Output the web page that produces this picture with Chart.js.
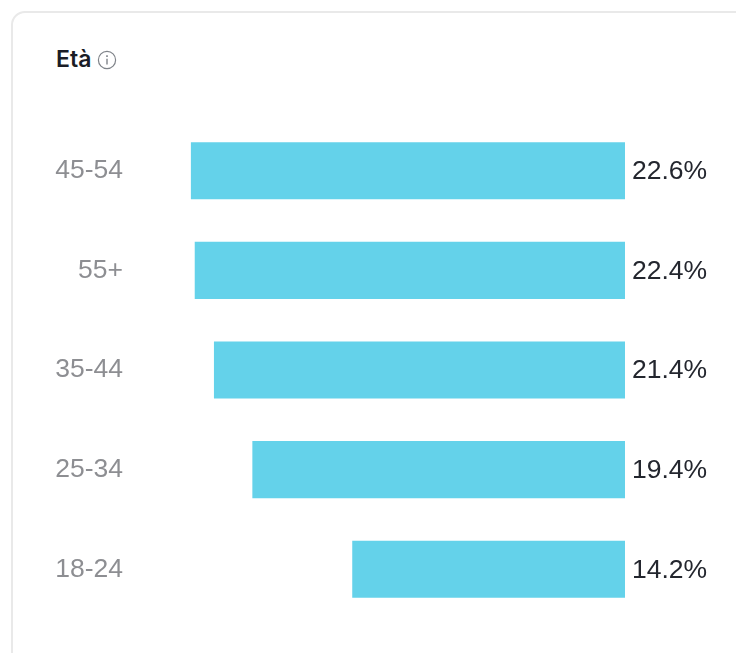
<!DOCTYPE html>
<html>
<head>
<meta charset="utf-8">
<title>Età</title>
<script src="https://cdn.jsdelivr.net/npm/chart.js@4"></script>
<style>
  html, body { margin: 0; width: 736px; height: 653px; overflow: hidden; background: #fff; }
  #card {
    position: absolute; left: 11px; top: 11px; width: 760px; height: 700px;
    border: 2px solid #e9e9e9; border-radius: 14px; box-sizing: border-box;
  }
  #title {
    position: absolute; left: 56px; top: 45px;
    font: 600 23px/28px Inter, sans-serif; color: #1a1d26;
  }
  #info { position: absolute; left: 97px; top: 50px; }
  #wrap { position: absolute; left: 0; top: 0; width: 736px; height: 653px; }
</style>
</head>
<body>
<div id="card"></div>
<div id="title">Età</div>
<svg id="info" width="20" height="20" viewBox="0 0 20 20" fill="none" stroke="#7f8389">
  <circle cx="10" cy="10" r="8.6" stroke-width="1.2"/>
  <line x1="10" y1="8.8" x2="10" y2="14.6" stroke-width="1.4"/>
  <line x1="10" y1="5.2" x2="10" y2="6.9" stroke-width="1.6"/>
</svg>
<div id="wrap"><canvas id="ageChart"></canvas></div>
<script>
const categories = ['45-54', '55+', '35-44', '25-34', '18-24'];
const shares = [22.6, 22.4, 21.4, 19.4, 14.2];

// percentages next to the bar ends
const valueLabels = {
  id: 'valueLabels',
  afterDatasetsDraw(chart) {
    const { ctx, chartArea } = chart;
    const meta = chart.getDatasetMeta(0);
    ctx.save();
    ctx.font = '26.5px "Liberation Sans"';
    ctx.fillStyle = '#23262e';
    ctx.textAlign = 'left';
    ctx.textBaseline = 'middle';
    meta.data.forEach((bar, i) => {
      ctx.fillText(shares[i].toFixed(1) + '%', chartArea.right + 7, bar.y + 1);
    });
    ctx.restore();
  }
};

new Chart(document.getElementById('ageChart'), {
  type: 'bar',
  data: {
    labels: categories,
    datasets: [{
      data: shares,
      backgroundColor: '#64d2ea',
      categoryPercentage: 1,
      barPercentage: 0.573
    }]
  },
  options: {
    indexAxis: 'y',
    responsive: true,
    maintainAspectRatio: false,
    animation: false,
    layout: { padding: { top: 121, bottom: 34, left: 0, right: 111 } },
    plugins: { legend: { display: false }, tooltip: { enabled: false } },
    scales: {
      x: { reverse: true, min: 0, max: 24, display: false },
      y: {
        grid: { display: false, drawTicks: false },
        border: { display: false },
        afterFit(scale) {
          scale.width = 164;
          // tick padding would otherwise eat into the plot height
          scale.paddingTop = 0;
          scale.paddingBottom = 0;
        },
        ticks: {
          padding: 41,
          color: '#8d8e92',
          font: { family: '"Liberation Sans"', size: 26.5 }
        }
      }
    }
  },
  plugins: [valueLabels]
});
</script>
</body>
</html>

— Problem requirements —
Would you set down the listing exactly, omitting pictures?

— Finished exercise —
Output the web page that produces this picture with Chart.js.
<!DOCTYPE html>
<html>
<head>
<meta charset="utf-8">
<title>Età</title>
<script src="https://cdn.jsdelivr.net/npm/chart.js@4"></script>
<style>
  html, body { margin: 0; width: 736px; height: 653px; overflow: hidden; background: #fff; }
  #card {
    position: absolute; left: 11px; top: 11px; width: 760px; height: 700px;
    border: 2px solid #e9e9e9; border-radius: 14px; box-sizing: border-box;
  }
  #title {
    position: absolute; left: 56px; top: 45px;
    font: 600 23px/28px Inter, sans-serif; color: #1a1d26;
  }
  #info { position: absolute; left: 97px; top: 50px; }
  #wrap { position: absolute; left: 0; top: 0; width: 736px; height: 653px; }
</style>
</head>
<body>
<div id="card"></div>
<div id="title">Età</div>
<svg id="info" width="20" height="20" viewBox="0 0 20 20" fill="none" stroke="#7f8389">
  <circle cx="10" cy="10" r="8.6" stroke-width="1.2"/>
  <line x1="10" y1="8.8" x2="10" y2="14.6" stroke-width="1.4"/>
  <line x1="10" y1="5.2" x2="10" y2="6.9" stroke-width="1.6"/>
</svg>
<div id="wrap"><canvas id="ageChart"></canvas></div>
<script>
const categories = ['45-54', '55+', '35-44', '25-34', '18-24'];
const shares = [22.6, 22.4, 21.4, 19.4, 14.2];

// percentages next to the bar ends
const valueLabels = {
  id: 'valueLabels',
  afterDatasetsDraw(chart) {
    const { ctx, chartArea } = chart;
    const meta = chart.getDatasetMeta(0);
    ctx.save();
    ctx.font = '26.5px "Liberation Sans"';
    ctx.fillStyle = '#23262e';
    ctx.textAlign = 'left';
    ctx.textBaseline = 'middle';
    meta.data.forEach((bar, i) => {
      ctx.fillText(shares[i].toFixed(1) + '%', chartArea.right + 7, bar.y + 1);
    });
    ctx.restore();
  }
};

new Chart(document.getElementById('ageChart'), {
  type: 'bar',
  data: {
    labels: categories,
    datasets: [{
      data: shares,
      backgroundColor: '#64d2ea',
      categoryPercentage: 1,
      barPercentage: 0.573
    }]
  },
  options: {
    indexAxis: 'y',
    responsive: true,
    maintainAspectRatio: false,
    animation: false,
    layout: { padding: { top: 121, bottom: 34, left: 0, right: 111 } },
    plugins: { legend: { display: false }, tooltip: { enabled: false } },
    scales: {
      x: { reverse: true, min: 0, max: 24, display: false },
      y: {
        grid: { display: false, drawTicks: false },
        border: { display: false },
        afterFit(scale) {
          scale.width = 164;
          // tick padding would otherwise eat into the plot height
          scale.paddingTop = 0;
          scale.paddingBottom = 0;
        },
        ticks: {
          padding: 41,
          color: '#8d8e92',
          font: { family: '"Liberation Sans"', size: 26.5 }
        }
      }
    }
  },
  plugins: [valueLabels]
});
</script>
</body>
</html>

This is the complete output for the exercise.